Hal ini mengindikasikan bahwa tidak mungkin dua individu memiliki kemampuan yang persis sama dalam penggunaan dan penguasaan bahasa mereka, karena tidak ada dua situasi sosial yang persis sama. Setiap orang dipisahkan dengan yang lain secara halus berdasarkan gradasi kelas sosial, asal daerah dan faktor kependudukan, seperti: agama, jenis kelamin, kebangsaan dan etnis.
Seorang individu juga memiliki repertoar tutur, yakni seseorang dapat menguasai beberapa varietas bahasa dan bahasa. Hampir sering dijumpai bahwa banyak individu yang memiliki repertoar tutur yang hampir identik. Konsep repertoar tutur mungkin paling berguna ketika diterapkan pada individu bukan kelompok. Kita bisa menggunakannya untuk menggambarkan kompetensi komunikatif dari setiap penutur. Setiap orang memiliki kekhasan dalam repertoar tutur. Platts menemukan dua bentuk repertoar, yakni repetoar dalam masyarakat dan repertoar dalam individu, yang patut dikaji oleh sosiolinguistik. Ada perbedaan di sana (p 36.): “repetoar masyarakat adalah tuturan khas yang dimiliki dan digunakan setiap orang sebagai anggota masyarakat, sedangkan repetoar individual sangat khas dimiliki oleh seorang individu.
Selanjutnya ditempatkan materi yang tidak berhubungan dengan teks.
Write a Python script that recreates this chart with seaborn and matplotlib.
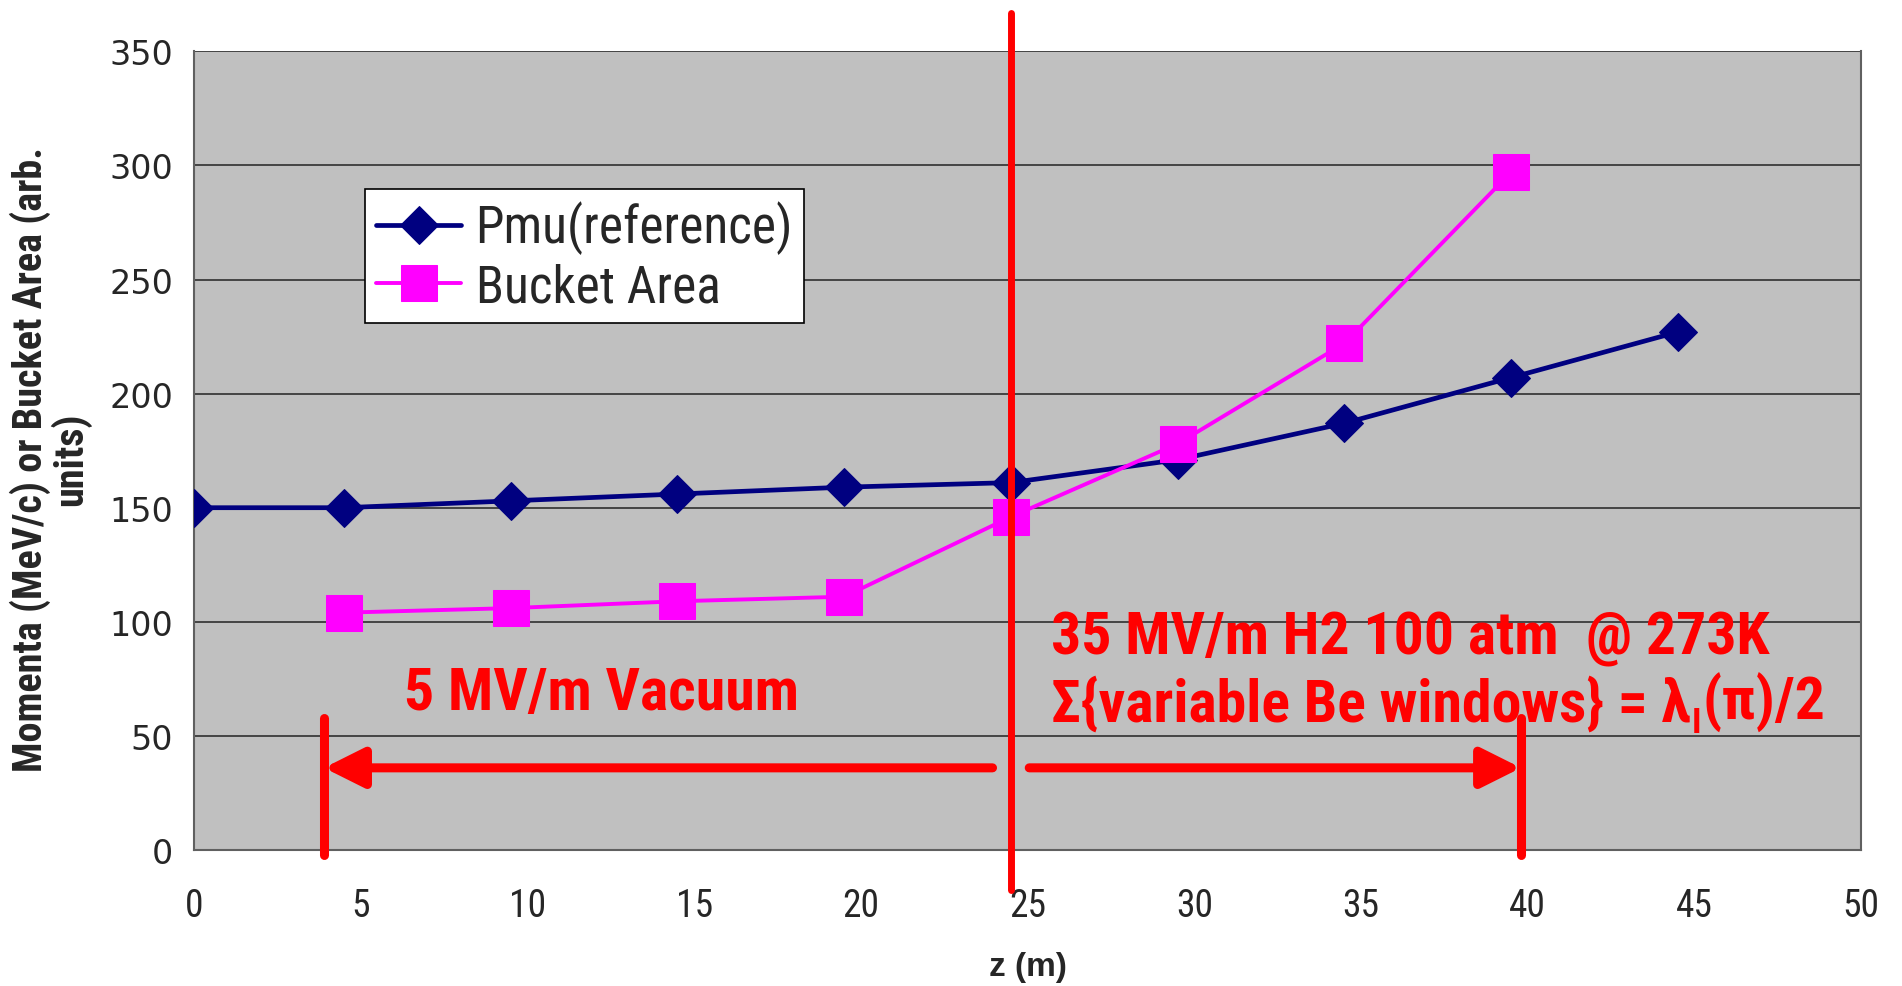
import matplotlib
matplotlib.use("Agg")
import matplotlib.pyplot as plt
from matplotlib import font_manager
from matplotlib.font_manager import FontProperties
import seaborn as sns

# Position along the channel (m) and the two tracked quantities
z_pmu = [0, 4.5, 9.5, 14.5, 19.5, 24.5, 29.5, 34.5, 39.5, 44.5]
pmu = [150, 150, 153, 156, 159, 161, 171, 187, 207, 227]
z_bucket = [4.5, 9.5, 14.5, 19.5, 24.5, 29.5, 34.5, 39.5]
bucket = [104, 106, 109, 111, 146, 178, 222, 297]

x_ticks = list(range(0, 51, 5))
y_ticks = list(range(0, 351, 50))

# Section boundaries (m) and annotation texts
z_split = 24.5
z_start = 3.9
z_end = 39.8
label_vacuum = "5 MV/m Vacuum"
label_gas_1 = "35 MV/m H2 100 atm  @ 273K"
label_gas_2a = "Σ{variable Be windows} = λ"
label_gas_2sub = "I"
label_gas_2b = "(π)/2"

sns.set_style("white", {"axes.facecolor": "#C0C0C0"})

names = {f.name for f in font_manager.fontManager.ttflist}
narrow = next((n for n in ["Roboto Condensed", "Liberation Sans Narrow", "DejaVu Sans"]
               if n in names), "DejaVu Sans")
fam = [narrow, "DejaVu Sans"]
plt.rcParams["font.family"] = fam

fig = plt.figure(figsize=(19.02, 9.87), dpi=100)
ax = fig.add_axes([0.102, 0.1378, 0.8765, 0.8092])

sns.lineplot(x=z_pmu, y=pmu, ax=ax, color="#000080", marker="D", markersize=19,
             markeredgecolor="#000080", linewidth=3.4, label="Pmu(reference)", zorder=3)
sns.lineplot(x=z_bucket, y=bucket, ax=ax, color="#FF00FF", marker="s", markersize=26,
             markeredgecolor="#FF00FF", linewidth=2.8, label="Bucket Area", zorder=3)

ax.set_xlim(0, 50)
ax.set_ylim(0, 350)
ax.set_xticks(x_ticks)
ax.set_yticks(y_ticks)
ax.set_xticklabels([str(v) for v in x_ticks], fontsize=27, family=fam)
ax.set_yticklabels([str(v) for v in y_ticks], fontsize=24, family="DejaVu Sans")
ax.tick_params(axis="both", direction="out", length=7, width=1.2, color="#404040")
ax.tick_params(axis="x", pad=20)
ax.tick_params(axis="y", pad=8)

ax.yaxis.grid(True, color="#3a3a3a", linewidth=1.3)
ax.set_axisbelow(True)
for side in ["left", "bottom", "right", "top"]:
    ax.spines[side].set_color("#606060")
    ax.spines[side].set_linewidth(1.5)
ax.spines["top"].set_visible(False)

ax.set_xlabel("z (m)", fontsize=24, fontweight="bold", family="Liberation Sans")
ax.xaxis.set_label_coords(0.5, -0.127)
ax.set_ylabel("Momenta (MeV/c) or Bucket Area (arb.\nunits)", fontsize=29,
              fontweight="bold", family=fam, linespacing=0.95)
ax.yaxis.set_label_coords(-0.062, 0.49)

leg = ax.legend(loc="upper left", bbox_to_anchor=(0.1026, 0.827), borderaxespad=0,
                frameon=True, fancybox=False, edgecolor="black", facecolor="white",
                framealpha=1, prop=FontProperties(family=fam, size=37),
                handlelength=1.65, handletextpad=0.28, borderpad=0.22, labelspacing=0.15)
leg.get_frame().set_linewidth(1.2)

# Section divider and region brackets
red = "#FF0000"
ax.plot([z_split, z_split], [-17.5, 367], color=red, lw=5, clip_on=False, zorder=5)
ax.plot([z_start, z_start], [-2, 58], color=red, lw=6.5, clip_on=False, zorder=5)
ax.plot([z_end, z_end], [-2, 58], color=red, lw=6.5, clip_on=False, zorder=5)

arrow_style = dict(arrowstyle="-|>,head_length=1.2,head_width=0.6", lw=6.5,
                   color=red, shrinkA=0, shrinkB=0, mutation_scale=20)
ax.annotate("", xy=(z_start, 36), xytext=(z_split - 0.55, 36), arrowprops=arrow_style,
            zorder=5)
ax.annotate("", xy=(z_end, 36), xytext=(z_split + 0.55, 36), arrowprops=arrow_style,
            zorder=5)

text_kw = dict(color=red, fontsize=43, fontweight="bold", family=fam, zorder=6)
ax.text(6.3, 69, label_vacuum, va="center", **text_kw)
ax.text(25.7, 93, label_gas_1, va="center", **text_kw)
t2a = ax.text(25.7, 64, label_gas_2a, va="center", **text_kw)
sub = ax.annotate(label_gas_2sub, xy=(1, 0), xycoords=t2a, xytext=(1, -5),
                  textcoords="offset points", va="bottom", ha="left",
                  color=red, fontsize=25, fontweight="bold", family=fam, zorder=6)
ax.annotate(label_gas_2b, xy=(1, 0), xycoords=(sub, t2a), xytext=(1, 0),
            textcoords="offset points", va="bottom", ha="left", **text_kw)

fig.savefig("out.png", dpi=100, facecolor="white")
Dalam pandangan ini, setiap individu memiliki repertoar lisan khasnya sendiri dan komunitas tutur juga memiliki kekhasan dalam repetoar tuturnya.
Berfokus pada repertoar individu dan secara khusus pada pilihan bahasa yang tepat dalam keadaan yang baik, tampaknya memberikan kita gambaran tentang bagaimana setiap orang menggunakan pilihan bahasa untuk berkomunikasi dengan orang lain sesuai cara yang tepat. Seorang pembicara A dengan menggunakan intonasi tertentu atau ekspresi tertentu memulai pembicaraan dengan orang lain melalui beberapa cara. Ia bisa mengatakan saya seperti anda atau saya tidak seperti Anda. Atau juga ia bisa mengatakan saya seorang X seperti anda atau saya seorang X tapi Anda adalah Y. Atau juga mengatakan sekarang saya telah menjadi X, tapi dari sekarang anda harus menganggap saya sebagai Y. Hal ini seperti ketika seseorang berpura-pura menjadi sesuatu yang dia tidak dapat. Dengan ini mau dikatakan bahwa ikatan sosial yang dihasilkan dari pilihan bahasa yang anda buat mungkin tergantung pada kuantitas karakteristik linguistik tertentu.